Here are some suggestions:

1. Leave Fewer Footprints. Internet banking and payment systems may be convenient for you. But the reason they’re so prevalent is that they are convenient for banks, utilities, credit card companies, and the other organizations providing them. A large part of the financial system involves bookkeeping, and it’s cheaper to keep books with a computer than with human beings. So the banks, credit card issuers, etc. want you online. The fact that it’s more convenient for you is just a marketing ploy to make you more convenient and profitable for them. But the more your financial life is online, the larger the number of your footprints for online predators to spot and track. Every fall, numerous deer fall prey to people wearing bright orange. It’s usually the incautious deer that end up decorating someone’s wall.

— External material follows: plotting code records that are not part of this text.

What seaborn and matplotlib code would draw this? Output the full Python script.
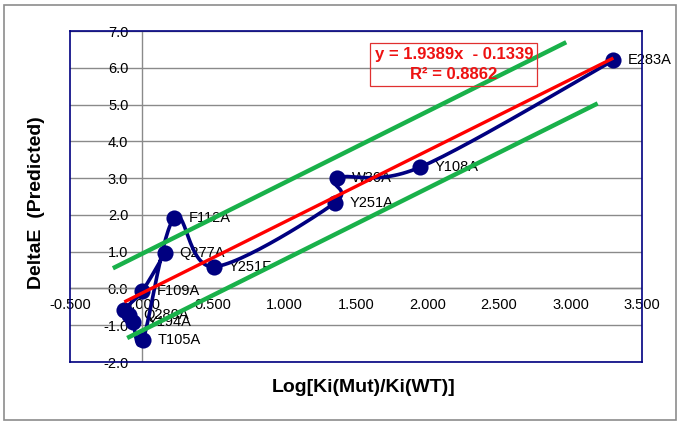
import numpy as np
import pandas as pd
import matplotlib
matplotlib.use("Agg")
import matplotlib.pyplot as plt
from matplotlib.patches import Rectangle
import seaborn as sns

# ---- data ----
mutants = ["E283A", "Y108A", "W30A", "Y251A", "Y251F", "F112A",
           "T105A", "Y194A", "Q280A", "", "F109A", "Q277A"]
log_ki = [3.30, 1.95, 1.37, 1.35, 0.51, 0.23,
          0.01, -0.06, -0.09, -0.12, 0.005, 0.165]
delta_e = [6.20, 3.30, 3.00, 2.32, 0.59, 1.92,
           -1.40, -0.92, -0.72, -0.58, -0.07, 0.97]

fit_slope = 1.9389
fit_intercept = -0.1339
fit_r2 = 0.8862
upper_offset = 1.07
lower_offset = -1.02
upper_x = [-0.20, 2.97]
lower_x = [-0.10, 3.19]

x_ticks = [-0.5, 0.0, 0.5, 1.0, 1.5, 2.0, 2.5, 3.0, 3.5]
x_tick_labels = ["-0.500", "0.000", "0.500", "1.000", "1.500",
                 "2.000", "2.500", "3.000", "3.500"]
y_ticks = [-2, -1, 0, 1, 2, 3, 4, 5, 6, 7]
y_tick_labels = ["-2.0", "-1.0", "0.0", "1.0", "2.0", "3.0",
                 "4.0", "5.0", "6.0", "7.0"]

df = pd.DataFrame({"mutant": mutants, "x": log_ki, "y": delta_e})

# ---- smoothed connecting line (Excel style cardinal spline) ----
def smooth(xs, ys, n=30):
    P = np.column_stack([xs, ys]).astype(float)
    m = len(P)
    out = []
    for i in range(m - 1):
        p0 = P[max(i - 1, 0)]
        p1 = P[i]
        p2 = P[i + 1]
        p3 = P[min(i + 2, m - 1)]
        c1 = p1 + (p2 - p0) / 6.0
        c2 = p2 - (p3 - p1) / 6.0
        t = np.linspace(0, 1, n)[:, None]
        seg = ((1 - t) ** 3) * p1 + 3 * ((1 - t) ** 2) * t * c1 \
            + 3 * (1 - t) * t ** 2 * c2 + t ** 3 * p2
        out.append(seg if i == 0 else seg[1:])
    out = np.vstack(out)
    return out[:, 0], out[:, 1]

sx, sy = smooth(df["x"].values, df["y"].values)
curve = pd.DataFrame({"x": sx, "y": sy, "k": np.arange(len(sx))})

sns.set_theme(style="white")
plt.rcParams["font.family"] = ["Liberation Sans", "DejaVu Sans"]

navy = "#000080"
fig = plt.figure(figsize=(6.8, 4.23), dpi=100)
fig.patch.set_facecolor("white")
fig.patches.append(Rectangle((4 / 680, 3 / 423), 672 / 680, 415 / 423,
                             transform=fig.transFigure, fill=False,
                             edgecolor="#8c8c8c", linewidth=1.2))
ax = fig.add_axes([70 / 680, 61 / 423, 572 / 680, 331 / 423])
ax.set_axisbelow(True)

ax.set_xlim(-0.5, 3.5)
ax.set_ylim(-2, 7)
ax.set_xticks(x_ticks)
ax.set_xticklabels(x_tick_labels, fontsize=10.5, color="black")
ax.set_yticks(y_ticks)
ax.set_yticklabels(y_tick_labels, fontsize=10.5, color="black")
ax.tick_params(axis="x", length=0, pad=-46)
ax.tick_params(axis="y", length=0, pad=-42)
ax.yaxis.grid(True, color="#8a8a8a", linewidth=1.0)
ax.xaxis.grid(False)
ax.axvline(0, color="#8a8a8a", linewidth=1.0, zorder=0.6)
ax.axhline(0, color="#8a8a8a", linewidth=1.0, zorder=0.6)
for s in ax.spines.values():
    s.set_color(navy)
    s.set_linewidth(1.2)

# point labels (under the line, as in the original)
for _, r in df.iterrows():
    if r["mutant"]:
        ax.annotate(r["mutant"], (r["x"], r["y"]), xytext=(10.5, 0),
                    textcoords="offset points", ha="left", va="center",
                    fontsize=10.5, color="black", zorder=1.5)

sns.lineplot(data=curve, x="x", y="y", sort=False, estimator=None,
             color=navy, linewidth=2.6, ax=ax, zorder=2)
sns.scatterplot(data=df, x="x", y="y", s=135, color=navy, edgecolor=navy,
                linewidth=0, ax=ax, zorder=2.6, clip_on=False)

# trendline and band lines
fx = np.array([min(log_ki), max(log_ki)])
ax.plot(fx, fit_slope * fx + fit_intercept, color="#ff0000", linewidth=2.4,
        zorder=3, solid_capstyle="butt")
ux = np.array(upper_x)
lx = np.array(lower_x)
ax.plot(ux, fit_slope * ux + fit_intercept + upper_offset, color="#19b14a",
        linewidth=3.2, zorder=3, solid_capstyle="butt")
ax.plot(lx, fit_slope * lx + fit_intercept + lower_offset, color="#19b14a",
        linewidth=3.2, zorder=3, solid_capstyle="butt")

ax.text(0.671, 0.899,
        f"y = {fit_slope:.4f}x  - {abs(fit_intercept):.4f}\nR\u00b2 = {fit_r2:.4f}",
        transform=ax.transAxes, ha="center", va="center", multialignment="center",
        fontsize=12, fontweight="bold", color="#ee1111", linespacing=1.35,
        zorder=4,
        bbox=dict(boxstyle="square,pad=0.25", facecolor="none",
                  edgecolor="#e03030", linewidth=0.9))

ax.set_xlabel("Log[Ki(Mut)/Ki(WT)]", fontsize=14, fontweight="bold",
              color="black", va="center")
ax.set_ylabel("DeltaE  (Predicted)", fontsize=14, fontweight="bold",
              color="black", va="center")
ax.xaxis.set_label_coords(0.514, -0.0785)
ax.yaxis.set_label_coords(-0.058, 0.48)

fig.savefig("out.png", dpi=100)
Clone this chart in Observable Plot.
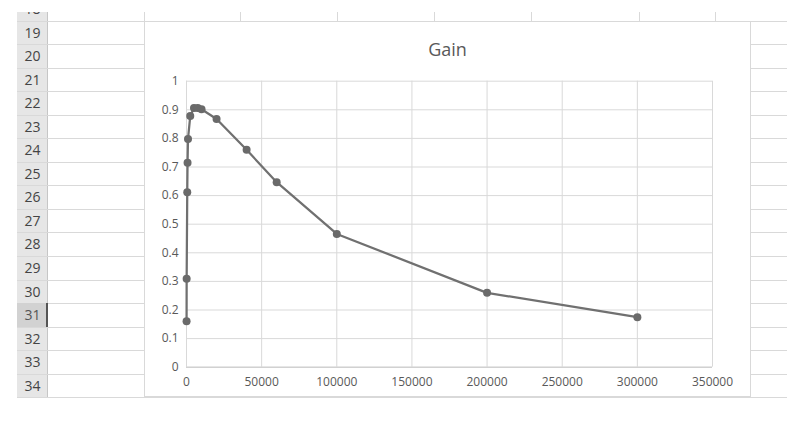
<!DOCTYPE html>
<html><head><meta charset="utf-8">
<script src="https://cdn.jsdelivr.net/npm/d3@7"></script>
<script src="https://cdn.jsdelivr.net/npm/@observablehq/plot@0.6"></script>
<style>
body{margin:0;background:#fff;width:803px;height:421px;overflow:hidden;font-family:"Open Sans",sans-serif;position:relative}
#sheet{position:absolute;left:17px;top:12px;width:770px;height:386px;overflow:hidden;background:#fff}
#hdr{position:absolute;left:0;top:0;width:31px;height:386px;background:#e6e6e6;border-right:1px solid #c6c6c6;box-sizing:border-box}
.hl{position:absolute;height:1px;background:#d9d9d9}
.vl{position:absolute;width:1px;background:#d9d9d9}
.num{position:absolute;left:0;width:31px;text-align:center;font-size:14px;color:#444;line-height:23px}
#chart{position:absolute;left:144px;top:21px;width:607px;height:376px;background:#fff}
#border{position:absolute;left:144px;top:21px;width:607px;height:376px;border:1px solid #d9d9d9;box-sizing:border-box;pointer-events:none}
#title{position:absolute;left:0;width:607px;top:16px;text-align:center;font-size:18px;color:#595959}
#plot{position:absolute;left:0;top:0}
</style>
</head><body>
<div id="sheet"><div id="hdr"></div></div>
<div id="chart"><div id="plot"></div><div id="title">Gain</div></div>
<div id="border"></div>
<script>
// data
const gainX = [50, 100, 500, 700, 1000, 2500, 5000, 7500, 10000, 20000, 40000, 60000, 100000, 200000, 300000];
const gainY = [0.161, 0.309, 0.612, 0.715, 0.798, 0.878, 0.906, 0.906, 0.902, 0.868, 0.760, 0.647, 0.466, 0.260, 0.175];
const xTicks = [0, 50000, 100000, 150000, 200000, 250000, 300000, 350000];
const yTicks = [0, 0.1, 0.2, 0.3, 0.4, 0.5, 0.6, 0.7, 0.8, 0.9, 1];
const rowLabels = [18, 19, 20, 21, 22, 23, 24, 25, 26, 27, 28, 29, 30, 31, 32, 33, 34];
const selectedRow = 31;

// spreadsheet background
const sheet = document.getElementById("sheet");
const rowH = 23.53, firstLine = 20.7 - 12;
rowLabels.forEach((r, i) => {
  const top = firstLine + (i - 1) * rowH;
  if (r === selectedRow) {
    const s = document.createElement("div");
    s.style.cssText = `position:absolute;left:0;top:${top}px;width:31px;height:${rowH}px;background:#d2d2d2;border-right:2px solid #555;box-sizing:border-box`;
    sheet.appendChild(s);
  }
  const n = document.createElement("div");
  n.className = "num";
  n.style.top = top + "px";
  n.style.height = rowH + "px";
  n.style.lineHeight = rowH + "px";
  if (r === selectedRow) n.style.color = "#555";
  n.textContent = r;
  sheet.appendChild(n);
  const l = document.createElement("div");
  l.className = "hl";
  l.style.top = Math.min(top + rowH, 385) + "px";
  l.style.left = "0px";
  l.style.width = "770px";
  sheet.appendChild(l);
});
[127, 223, 320, 417, 514, 622, 698].forEach(x => {
  const v = document.createElement("div");
  v.className = "vl";
  v.style.left = x + "px";
  v.style.top = "0px";
  v.style.height = "386px";
  sheet.appendChild(v);
});

const data = gainX.map((x, i) => ({x, y: gainY[i]}));
const chart = Plot.plot({
  width: 607,
  height: 376,
  marginLeft: 42,
  marginRight: 39,
  marginTop: 59.7,
  marginBottom: 30.3,
  style: {fontFamily: "'Open Sans', sans-serif", fontSize: "12px", color: "#595959", background: "transparent"},
  x: {domain: [0, 350000]},
  y: {domain: [0, 1]},
  marks: [
    Plot.gridX(xTicks, {stroke: "#d9d9d9", strokeOpacity: 1}),
    Plot.gridY(yTicks, {stroke: "#d9d9d9", strokeOpacity: 1}),
    Plot.ruleY([0], {stroke: "#c8c8c8"}),
    Plot.axisX(xTicks, {tickSize: 0, tickPadding: 10, tickFormat: d => String(d), label: null}),
    Plot.axisY(yTicks, {tickSize: 0, tickPadding: 8, tickFormat: d => String(d), label: null}),
    Plot.line(data, {x: "x", y: "y", stroke: "#707070", strokeWidth: 2.25}),
    Plot.dot(data, {x: "x", y: "y", r: 4, fill: "#6a6a6a", stroke: "none"})
  ]
});
document.getElementById("plot").appendChild(chart);
</script>
</body></html>
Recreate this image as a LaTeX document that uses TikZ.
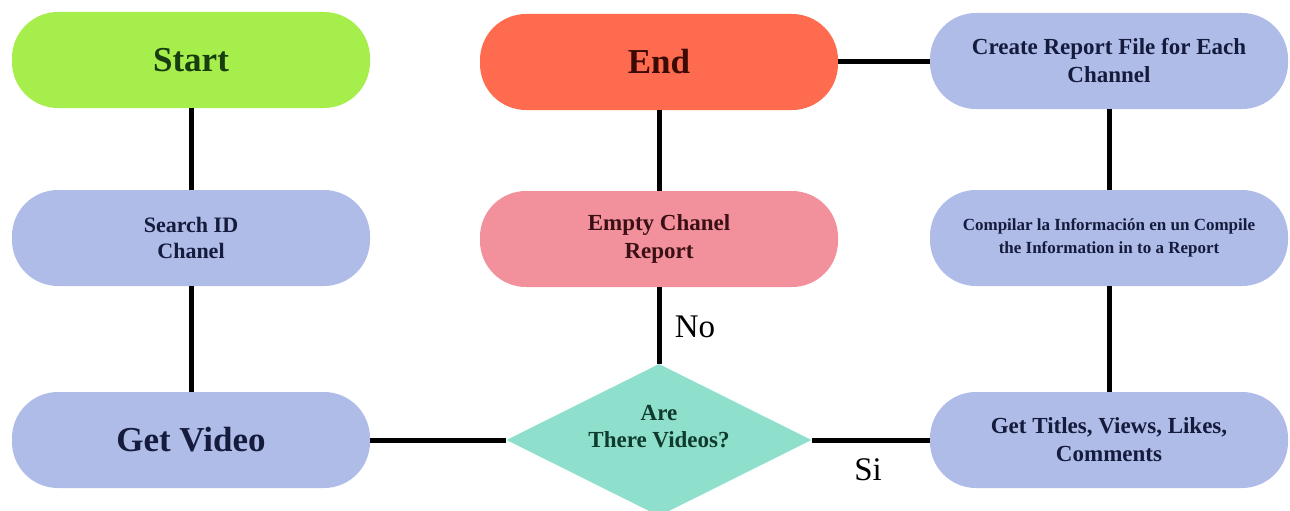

2. Read the Privacy Notices. Banks and credit card companies are required by law to disclose to you their privacy practices. These disclosures are usually made in slips of paper tucked into your monthly account statements, that have an annoying habit of falling out when you open the envelope. It’s almost as if someone wants you to be so annoyed you throw the slip of paper away without reading it. Don’t throw it away. Read it. The disclosures will tell you how much access the bank will provide to others about your account records. Especially important are the disclosures concerning access by third parties. That means the bank may provide your personal information to persons outside the bank. You may have the right to object to some of these third party disclosures, such as those made for marketing purposes. Make sure you object if you don’t like them. Limit the number of organizations that have personal information about you. Reduce the spam, junk mail and marketing telephone calls you get.

3. Don’t Go For 15 Minutes of Fame. Andy Warhol wasn’t talking about something good when he referred to everyone having 15 minutes of fame. Celebrity does more to entertain the audience than elevate the subject. Splattering your entire life on the Internet facilitates identity theft. It also can limit your options. Maybe once you were a beer-swilling gearhead, but today you’re pursuing an MBA with the hope of securing a job with an investment bank. There’s nothing wrong with your ambition. This is America, and it’s the inalienable right of all Americans to re-create themselves. But those photos posted online, showing you stumbling over empty quarter barrel kegs on your way to worship the porcelain goddess, may clash with the pinstriped image you now want to project.

4. Check Your Credit Reports. You’re entitled to a free copy of your credit report once a year from the three credit reporting agencies: Experian, TransUnion and Equifax. Checking your reports doesn’t directly protect your privacy. It just tells you who’s been poking around in your records. But finding that out is the first step toward dealing with improper or unwanted access to your records.

5. Freeze Your Credit History. If you’re a resident of most states, you can freeze your credit history, and make it inaccessible to third parties except with your express permission. We’ve discussed this before at http://blogger.uncleleosden.com/2007/06/protecting-your-credit-files-with-fraud.html. This is a very good idea, because you then control access to some of the most important of your personal information. It creates a little more work for you whenever you apply for credit (because you have to personally lift the freeze to let the potential creditor see your credit history). That can take a few days. But it’s a small price to pay for privacy.

6. Safeguard Your Paper Records. Have a locking mailbox. (A lot of identity theft today still begins with the theft from mailboxes.) Shred or at least tear up financial records you throw away. Have a home safe—you have people coming in to work on your house, clean it, repair the appliances and do a variety of other things; not all of them can necessarily be trusted. Keep the number of credit cards you have down to a minimum. Close out the credit cards you don’t use. This will reduce the quantity of paper records for someone else to steal.

Protecting your privacy takes work. But it's worth it. Repairing your credit history after your identity has been stolen is a veritable task of Sisyphus. Preventing an identity theft takes much less effort than repairing the damage from a theft.